→ Data excerpt:
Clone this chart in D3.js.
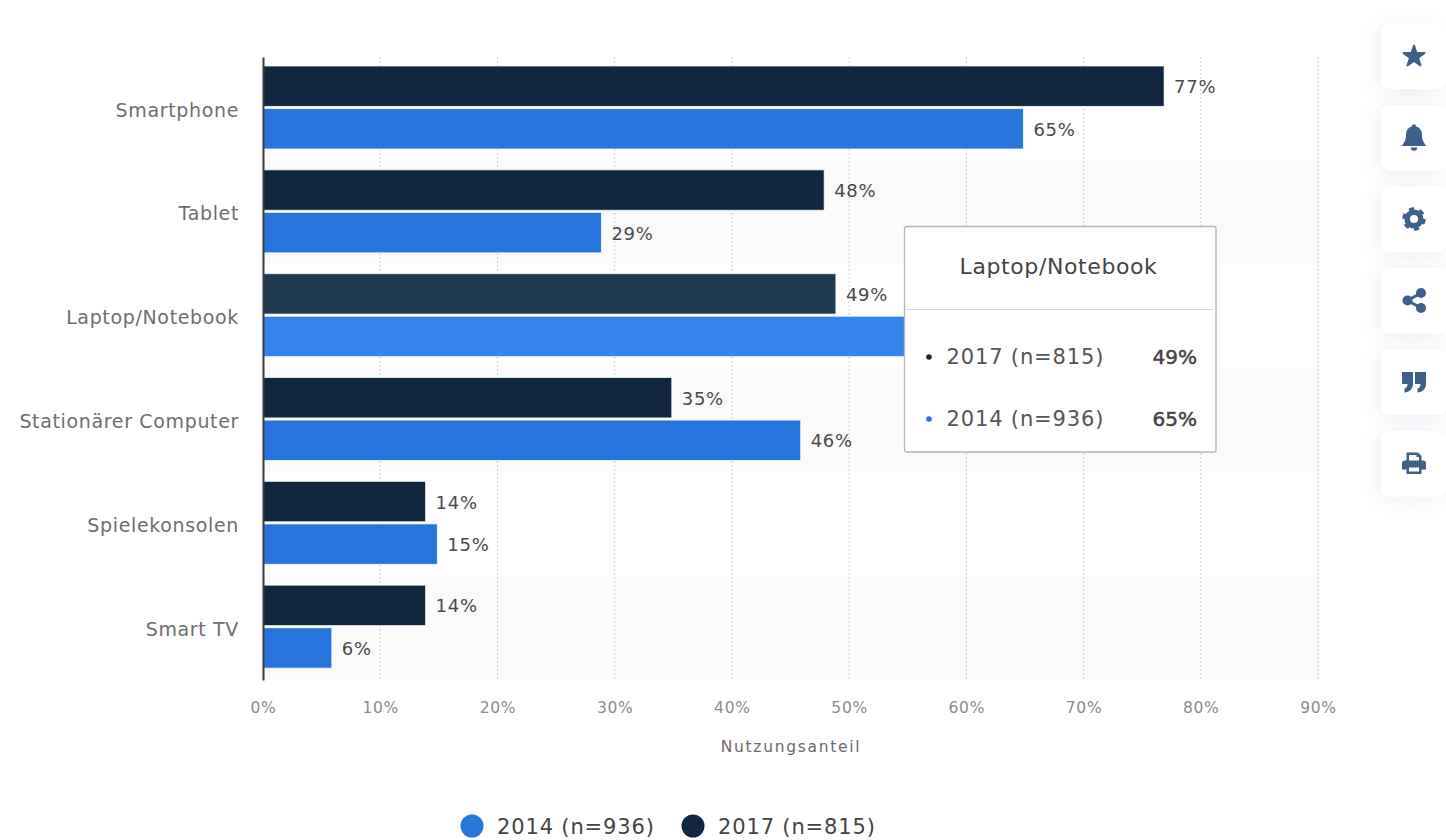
<!DOCTYPE html>
<html lang="de">
<head>
<meta charset="utf-8">
<script src="https://cdn.jsdelivr.net/npm/d3@7"></script>
<style>
  html, body { margin: 0; padding: 0; background: #fff; overflow: hidden; }
  text { font-family: "DejaVu Sans", Verdana, sans-serif; }
</style>
</head>
<body>
<svg id="chart" width="1446" height="840"></svg>
<script>
const categories = ["Smartphone", "Tablet", "Laptop/Notebook", "Stationärer Computer", "Spielekonsolen", "Smart TV"];
const values2017 = [77, 48, 49, 35, 14, 14];
const values2014 = [65, 29, 65, 46, 15, 6];
const seriesNames = ["2017 (n=815)", "2014 (n=936)"];
const legendNames = ["2014 (n=936)", "2017 (n=815)"];
const xTicks = [0, 10, 20, 30, 40, 50, 60, 70, 80, 90];
const axisTitle = "Nutzungsanteil";
const hoveredCategory = "Laptop/Notebook";

const DARK = "#12273f", BLUE = "#2774dc";
const DARK_HOVER = "#203a52", BLUE_HOVER = "#3584ee";

const svg = d3.select("#chart");
const x = d3.scaleLinear().domain([0, 90]).range([263, 1318]);
const y = d3.scaleBand().domain(categories).range([57, 680]);
const series = d3.scaleBand().domain(seriesNames).range([9, 92]).paddingInner(0.05);
const pct = d => d + "%";

// Alternating row shading
svg.append("g").selectAll("rect")
  .data(categories.filter((_, i) => i % 2 === 1))
  .join("rect")
  .attr("x", x(0)).attr("width", x(90) - x(0) + 2)
  .attr("y", d => y(d)).attr("height", y.bandwidth())
  .attr("fill", "#fafafa");

// Dotted vertical grid
svg.append("g").selectAll("line")
  .data(xTicks.slice(1))
  .join("line")
  .attr("x1", d => x(d)).attr("x2", d => x(d))
  .attr("y1", 57).attr("y2", 680)
  .attr("stroke", "#c4c4c4").attr("stroke-width", 1.2)
  .attr("stroke-dasharray", "1.5 2.5");

// Bars, one group per category
const rows = svg.append("g").selectAll("g")
  .data(categories.map((c, i) => ({ c, v: [values2017[i], values2014[i]] })))
  .join("g")
  .attr("transform", d => `translate(0,${y(d.c)})`);

rows.selectAll("rect")
  .data(d => d.v.map((v, j) => ({ v, j, hover: d.c === hoveredCategory })))
  .join("rect")
  .attr("x", x(0))
  .attr("y", d => series(seriesNames[d.j]))
  .attr("width", d => x(d.v) - x(0) - 1.5)
  .attr("height", series.bandwidth())
  .attr("fill", d => d.hover ? (d.j ? BLUE_HOVER : DARK_HOVER) : (d.j ? BLUE : DARK))
  .attr("stroke", "#fff").attr("stroke-opacity", 0.75).attr("stroke-width", 1);

// Value labels; the hovered row's 2014 label sits under the tooltip and stays out
rows.selectAll("text")
  .data(d => d.v.map((v, j) => ({ v, j, covered: d.c === hoveredCategory && j === 1 })).filter(d => !d.covered))
  .join("text")
  .attr("x", d => x(d.v) + 8.5)
  .attr("y", d => series(seriesNames[d.j]) + series.bandwidth() / 2 + 7)
  .attr("font-size", 18).attr("letter-spacing", 0.7).attr("fill", "#4a4a4a")
  .text(d => pct(d.v));

// Category axis
const yAxis = svg.append("g")
  .attr("transform", `translate(${x(0)},0)`)
  .call(d3.axisLeft(y).tickSize(0).tickPadding(24));
yAxis.select(".domain").attr("stroke", "#3a3a3a").attr("stroke-width", 2);
yAxis.selectAll("text")
  .attr("font-size", 19).attr("letter-spacing", 0.65).attr("fill", "#6e6e6e").attr("dy", "0.4em")
  .style("font-family", '"DejaVu Sans", Verdana, sans-serif');

// Value axis labels
const xAxis = svg.append("g")
  .attr("transform", "translate(0,680)")
  .call(d3.axisBottom(x).tickValues(xTicks).tickFormat(pct).tickSize(0).tickPadding(22));
xAxis.select(".domain").remove();
xAxis.selectAll("text")
  .attr("font-size", 15.5).attr("letter-spacing", 0.7).attr("fill", "#8c8c8c")
  .style("font-family", '"DejaVu Sans", Verdana, sans-serif');

svg.append("text")
  .attr("x", 791).attr("y", 752).attr("text-anchor", "middle")
  .attr("font-size", 15.5).attr("letter-spacing", 1.7).attr("fill", "#6a6a6a")
  .text(axisTitle);

// Legend
const legendX = [472, 693];
const legend = svg.append("g").selectAll("g")
  .data(legendNames)
  .join("g")
  .attr("transform", (_, i) => `translate(${legendX[i]},826)`);
legend.append("circle").attr("r", 11.5).attr("fill", (_, i) => i ? DARK : BLUE);
legend.append("text")
  .attr("x", 25).attr("y", 8)
  .attr("font-size", 21).attr("letter-spacing", 0.85).attr("fill", "#444")
  .text(d => d);

// Hover tooltip
const hoverIndex = categories.indexOf(hoveredCategory);
const tip = svg.append("g").attr("transform", "translate(904.5,226.5)");
tip.append("rect").attr("width", 311.5).attr("height", 225.5).attr("rx", 2)
  .attr("fill", "#fff").attr("stroke", "#b5b5b5").attr("stroke-width", 1.3);
tip.append("line").attr("x1", 1).attr("x2", 309).attr("y1", 83).attr("y2", 83)
  .attr("stroke", "#d8d8d8").attr("stroke-width", 1.2);
tip.append("text").attr("x", 154).attr("y", 47).attr("text-anchor", "middle")
  .attr("font-size", 22).attr("letter-spacing", 0.6).attr("fill", "#444").text(hoveredCategory);
const tipRows = tip.selectAll(".row")
  .data([values2017[hoverIndex], values2014[hoverIndex]])
  .join("g")
  .attr("class", "row")
  .attr("transform", (_, i) => `translate(0,${130.5 + i * 62})`);
tipRows.append("circle").attr("cx", 24.5).attr("r", 2.8).attr("fill", (_, i) => i ? BLUE : DARK);
tipRows.append("text").attr("x", 42).attr("y", 7)
  .attr("font-size", 21).attr("letter-spacing", 0.85).attr("fill", "#555")
  .text((_, i) => seriesNames[i]);
tipRows.append("text").attr("x", 292.5).attr("y", 7).attr("text-anchor", "end")
  .attr("font-size", 20).attr("fill", "#444").attr("stroke", "#444").attr("stroke-width", 0.5).text(pct);

// Side toolbar
const defs = svg.append("defs");
const shadow = defs.append("filter").attr("id", "soft")
  .attr("x", "-60%").attr("y", "-60%").attr("width", "220%").attr("height", "220%");
shadow.append("feDropShadow").attr("dx", -3).attr("dy", 3).attr("stdDeviation", 10)
  .attr("flood-color", "#5a6f96").attr("flood-opacity", 0.12);

const toolIcons = ["star", "bell", "gear", "share", "quote", "print"];
const ICON = "#3f6088";
const tools = svg.append("g").selectAll("g")
  .data(toolIcons)
  .join("g")
  .attr("transform", (_, i) => `translate(1381,${23.5 + i * 81.5})`);
tools.append("rect")
  .attr("width", 65.5).attr("height", 65.5).attr("rx", 9)
  .attr("fill", "#fff").attr("filter", "url(#soft)");

const icon = tools.append("g").attr("transform", "translate(33,32.5)").attr("fill", ICON);
const draw = {
  star: g => g.append("path").attr("d", d3.symbol(d3.symbolStar, 135)())
    .attr("transform", "translate(0,0.5)")
    .attr("stroke", ICON).attr("stroke-width", 2).attr("stroke-linejoin", "round"),
  bell: g => {
    g.append("path").attr("d", "M-12.5,8.5 C-8.5,4 -8,1 -8,-3 C-8,-8 -4.5,-10.5 -2.2,-11 C-2.2,-14 2.2,-14 2.2,-11 C4.5,-10.5 8,-8 8,-3 C8,1 8.5,4 12.5,8.5 Z");
    g.append("path").attr("d", "M-3.2,10 H3.2 A3.2,3.2 0 0 1 -3.2,10 Z");
  },
  gear: g => {
    g.append("circle").attr("r", 6.8).attr("fill", "none").attr("stroke", ICON).attr("stroke-width", 5.5);
    g.append("circle").attr("r", 10).attr("fill", "none").attr("stroke", ICON).attr("stroke-width", 3.4)
      .attr("stroke-dasharray", "5.2 5.27");
  },
  share: g => {
    g.append("path").attr("d", "M7,-7.5 L-6.5,0 L7,7.5").attr("fill", "none").attr("stroke", ICON).attr("stroke-width", 3);
    [[7, -7.5], [-6.5, 0], [7, 7.5]].forEach(p =>
      g.append("circle").attr("cx", p[0]).attr("cy", p[1]).attr("r", 5));
  },
  quote: g => {
    [-6.5, 6.5].forEach(dx =>
      g.append("path").attr("transform", `translate(${dx},0)`)
        .attr("d", "M-5.5,-10 H5.5 V2 C5.5,7 2,10 -3,10.5 V6.5 C-1,6 0,4.5 0,2 H-5.5 Z"));
  },
  print: g => {
    g.append("path").attr("fill-rule", "evenodd").attr("d",
      "M-7.5,-3 V-11 H4 L7.5,-7.5 V-3 H9 A3,3 0 0 1 12,0 V6 H7.5 V10.5 H-7.5 V6 H-12 V0 A3,3 0 0 1 -9,-3 Z " +
      "M-5,-8.5 V-3 H5 V-6.5 H2.5 V-8.5 Z M-5,4 V8 H5 V4 Z");
  }
};
icon.each(function (d) { draw[d](d3.select(this)); });
</script>
</body>
</html>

→ What is required: Filter lines by "chart" and return each hit.

→ Response below:
Clone this chart in D3.js.
<svg id="chart" width="1446" height="840"></svg>
const svg = d3.select("#chart");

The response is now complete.